Maggie Michalczyk, RDN
Prep Time 45 mins
Cook Time 10 mins
Servings 10 servings


  • 2 lb sweet potatoes about 5-6
  • 2 tbsp butter melted
  • 1 cup unsweetened applesauce
  • 2 tsp. ground cinnamon
  • 1 tsp. salt
  • pinch of ground nutmeg
  • 1/2 cup chopped pecans
  • 1/4 cup Quaker® Gluten Free oats
  • 1/2 tsp. ground cinnamon
  • 1/2 tsp. salt
  • 1/4 tsp. ground allspice
  • 3/4 cup gluten free flour made from Quaker® Gluten Free oats
  • 1/3 cup coconut sugar
  • 3 tbsp. chilled unsalted butter or ghee cut into 1/2-inch cubes


  • Preheat oven to 450 degrees.
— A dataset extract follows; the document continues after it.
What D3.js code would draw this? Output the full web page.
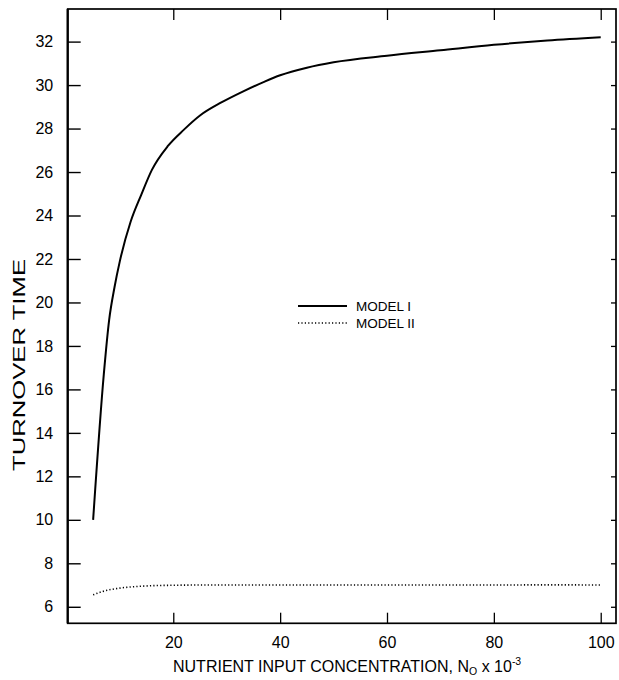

Use a fork to poke holes all around each sweet potato. Bake in the oven for 45-50 minutes until the potatoes are tender. Remove from the oven and let cool. Turn the heat down to 375 degrees F.
  • Remove the sweet potato skins and place in the bowl of a food processor along with the applesauce. Blend until smooth. 
  • Add butter cinnamon, nutmeg, and salt. Blend once more until combined. 
  • Transfer to a 9X13 baking dish and prepare the oat crumble by adding all of the ingredients to a small bowl and mixing together. 
  • Sprinkle the topping onto the sweet potatoes and bake uncovered for 25 to 30 minutes until the top is lightly browned. 
  • Let cool, and serve. 
  • Store in an airtight container in the fridge for 3-4 days.